Let’s Stop Treating Addiction Like a Broken Ankle!
We wouldn't treat diabetes with a single emergency room visit and a handshake. We wouldn't tell a heart patient to come back only when things got bad again. And yet, for decades, that's essentially how America has approached addiction.
The result? Drug overdoses claimed over 100,000 lives annually in recent years. Alcohol-related deaths account for nearly 140,000 more every year. And according to SAMHSA, only about 1 in 15 Americans who need addiction treatment actually received it at a specialty facility. These aren't statistics about a system under strain, they exemplify a system that was never built for the job.
A framework developed by the Alliance for Addiction Payment Reform, called the Addiction Recovery Medical Home (ARMH), is making a compelling case that the problem isn't just clinical, but more rooted in financial incentives. Fixing how we pay for addiction care might be the key to fixing addiction care itself.
The Root of the Problem: How We Pay Shapes What We Do
Here's the uncomfortable truth: today's payment systems often reward the wrong things. Fee-for-service billing pays providers for each discrete service such as an ER visit, a stint in rehab, a prescription, or a counseling session. There's no financial incentive to keep someone in long-term recovery. There's also no bonus for the quiet, unglamorous work of following up with a patient six months after discharge.
If a patient relapses and cycles back through detox and the rest of the levels of the continuum of care , the system gets paid again. That's not anyone's fault within the system, it's just the math.
The ARMH flips that math. It proposes moving toward bundled payments tied to recovery outcomes, structured so that providers earn more when patients stay in recovery. This way the treatment provider shares in the financial risk when care is fragmented or incomplete. In plain terms: it incentivizes recovery, not relapse.
What the Model Actually Looks Like
The ARMH organizes care into three connected episodes:
Episode Zero: Stabilization - the emergency or acute phase where a patient first enters the system. This is still paid on a traditional fee-for-service basis.
Episode One: Active treatment and recovery initiation - a bundled payment model for moderate-to-severe cases, covering everything from residential care to outpatient services to medication management.
Episode Two: Community-based recovery management - a lower-intensity, longer-term episode that follows the patient into their everyday life for up to five years.
That last phase is where the model gets truly interesting. Most treatment programs end somewhere around Episode One. The ARMH doesn't. It recognizes that the first year of sobriety is just the beginning, and that the real work of holding a job, rebuilding relationships, and managing stress without substances happens over a period of time in the community
Critically, if a patient in Episode Two has a setback and needs higher-intensity care, the payment doesn't automatically escalate back to Episode One rates. This creates a real incentive for providers to prevent crises rather than profit from them.
“It Takes a Village” And the Model Builds One
The ARMH doesn't just change the payment structure. It defines a whole care team: a peer recovery coach (someone in recovery themselves), a care coordinator, a primary care provider, behavioral health specialists, and clinical pharmacists all working from a shared treatment and recovery plan.
The peer recovery coach is especially worth highlighting.
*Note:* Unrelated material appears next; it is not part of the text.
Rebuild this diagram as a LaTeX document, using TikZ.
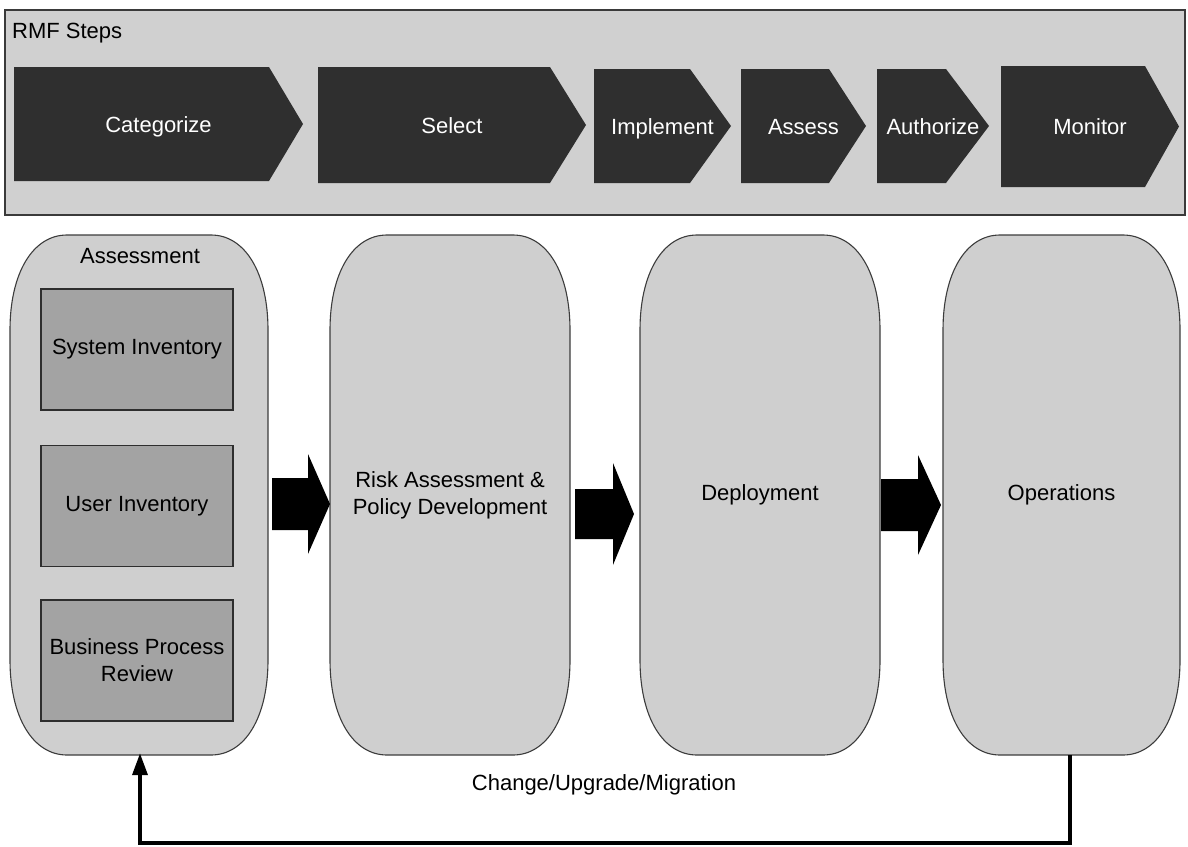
\documentclass[tikz,border=0pt]{standalone}
\usepackage{fontspec}
\setmainfont{Liberation Sans}
\usetikzlibrary{arrows.meta}

\definecolor{bannerfill}{HTML}{D0D0D0}
\definecolor{bannerline}{HTML}{3A3A3A}
\definecolor{chevfill}{HTML}{2F2F2F}
\definecolor{pillfill}{HTML}{CFCFCF}
\definecolor{pillline}{HTML}{3C3C3C}
\definecolor{subfill}{HTML}{A3A3A3}
\definecolor{subline}{HTML}{2E2E2E}

% one RMF step: name, left, notch, tip, top, bottom, label
\newcommand\rmfstep[7]{%
  \fill[chevron] (#2,#5) -- (#3,#5) -- (#4,{(#5+#6)/2}) -- (#3,#6) -- (#2,#6) -- cycle;
  \node[steplbl, anchor=base] (#1) at ({(#2+#4)/2},{(#5+#6)/2+8}) {#7};
}

% one life-cycle stage with soft elliptic corners: name, x1, y1, x2, y2, label
\newcommand\stage[6]{%
  \path[pillshape] ({#2+57},#3) -- ({#4-57},#3)
     .. controls ({#4-57+0.6*57},#3) and (#4,{#3+95-0.6*95}) .. (#4,{#3+95})
     -- (#4,{#5-95})
     .. controls (#4,{#5-95+0.6*95}) and ({#4-57+0.6*57},#5) .. ({#4-57},#5)
     -- ({#2+57},#5)
     .. controls ({#2+57-0.6*57},#5) and (#2,{#5-95+0.6*95}) .. (#2,{#5-95})
     -- (#2,{#3+95})
     .. controls (#2,{#3+95-0.6*95}) and ({#2+57-0.6*57},#3) .. cycle;
  \node[lbl, minimum width={#4-#2}, minimum height={#5-#3}] (#1)
     at ({(#2+#4)/2},{(#3+#5)/2}) {#6};
}

% thick block arrow: name, shaft start, head base, tip, centre y, shaft half, head half
\newcommand\blockarrow[7]{%
  \fill[blockarrowstyle] (#2,{#5-#6}) -- (#3,{#5-#6}) -- (#3,{#5-#7}) -- (#4,#5)
     -- (#3,{#5+#7}) -- (#3,{#5+#6}) -- (#2,{#5+#6}) -- cycle;
  \coordinate (#1) at (#4,#5);
}

\begin{document}
\begin{tikzpicture}[x=1pt,y=-1pt,
  lbl/.style={font=\fontsize{22}{27}\selectfont, text=black, align=center, inner sep=0pt},
  steplbl/.style={lbl, text=white},
  chevron/.style={fill=chevfill},
  pillshape/.style={fill=pillfill, draw=pillline, line width=1.1pt},
  subbox/.style={lbl, fill=subfill, draw=subline, line width=1.2pt,
                 minimum width=192, minimum height=121},
  blockarrowstyle/.style={fill=black},
  feedback/.style={line width=3.6pt, black, -{Triangle[width=15pt,length=22pt]}},
  bannerbox/.style={fill=bannerfill, draw=bannerline, line width=1.3pt,
                    minimum width=1180, minimum height=205, inner sep=0pt}
]
\useasboundingbox (0,0) rectangle (1188,846);

% RMF steps banner
\node[bannerbox] (banner) at (595,112.5) {};
\node[lbl, anchor=base west] (title) at (12,38) {RMF Steps};

\rmfstep{cat}{14}{269}{303}{67}{181}{Categorize}
\rmfstep{sel}{318}{550}{586}{67}{183}{Select}
\rmfstep{imp}{594}{690}{731}{69}{183}{Implement}
\rmfstep{ass}{741}{829}{866}{69}{183}{Assess}
\rmfstep{aut}{877}{946}{989}{69}{183}{Authorize}
\rmfstep{mon}{1001}{1145}{1179}{66}{187}{Monitor}

% life-cycle stages
\stage{A}{10}{235}{268}{755}{}
\node[lbl] (Alabel) at (140,256) {Assessment};
\node[subbox] (sysinv) at (137,349.5) {System Inventory};
\node[subbox] (userinv) at (137,506) {User Inventory};
\node[subbox] (bpr) at (137,660.5) {Business Process\\Review};

\stage{R}{330}{235}{570}{755}{Risk Assessment \&\\Policy Development}
\stage{D}{640}{235}{880}{755}{Deployment}
\stage{O}{943}{235}{1180}{755}{Operations}

% flow between stages
\blockarrow{arrAR}{272}{308}{330}{504}{26}{50}
\blockarrow{arrRD}{575}{613}{634}{514}{25}{51}
\blockarrow{arrDO}{881}{918}{941}{505}{26}{50}

% feedback loop
\coordinate (loopR) at (1070,843);
\coordinate (loopL) at (140,843);
\draw[feedback] (O.south -| loopR) -- (loopR) -- (loopL) -- ([yshift=2pt]A.south -| loopL);
\node[lbl] (loopLabel) at (604,785) {Change/Upgrade/Migration};
\end{tikzpicture}
\end{document}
This is someone who has lived through addiction and recovery, who can sit with a patient in the emergency room, help them navigate housing, and check in when things get hard. The model explicitly recognizes what advocates have known for years: that lived experience is a clinical asset, not just a nice-to-have.
The plan these teams build together isn't a one-time document. It's a living roadmap, updated as the patient's life changes, covering everything from medication to relationships to employment to spirituality.
What Policymakers Can Do With This
The ARMH is a consensus framework ready to be adopted. State Medicaid agencies, managed care organizations, and self-funded employers can all plug into this model. Several already are exploring it.
For those working in health policy, the asks are concrete:
Support value-based payment reforms for substance use disorder at the state and federal level
Fund the infrastructure that makes coordinated care possible: care coordinators, peer coaches, and shared electronic health records
Direct opioid settlement funds toward building integrated treatment networks rather than patching the existing fee-for-service system
Measure what matters by investing in long-term recovery metrics, not just 30-day readmission rates or treatment completion percentages which are not particularly useful metrics
The science on what works in addiction treatment has existed for decades. What's been missing is a payment system aligned with that science.
The Bottom Line
Addiction is a chronic disease. It doesn't resolve after one treatment episode any more than hypertension resolves after one prescription. The ARMH clearly and practically makes the case that our systems need to catch up to that reality.
The lives at stake aren't abstractions. They're people in every district, every state, every zip code in the country. Building a system that actually supports their recovery isn't just a health imperative. It's a policy choice we can make right now.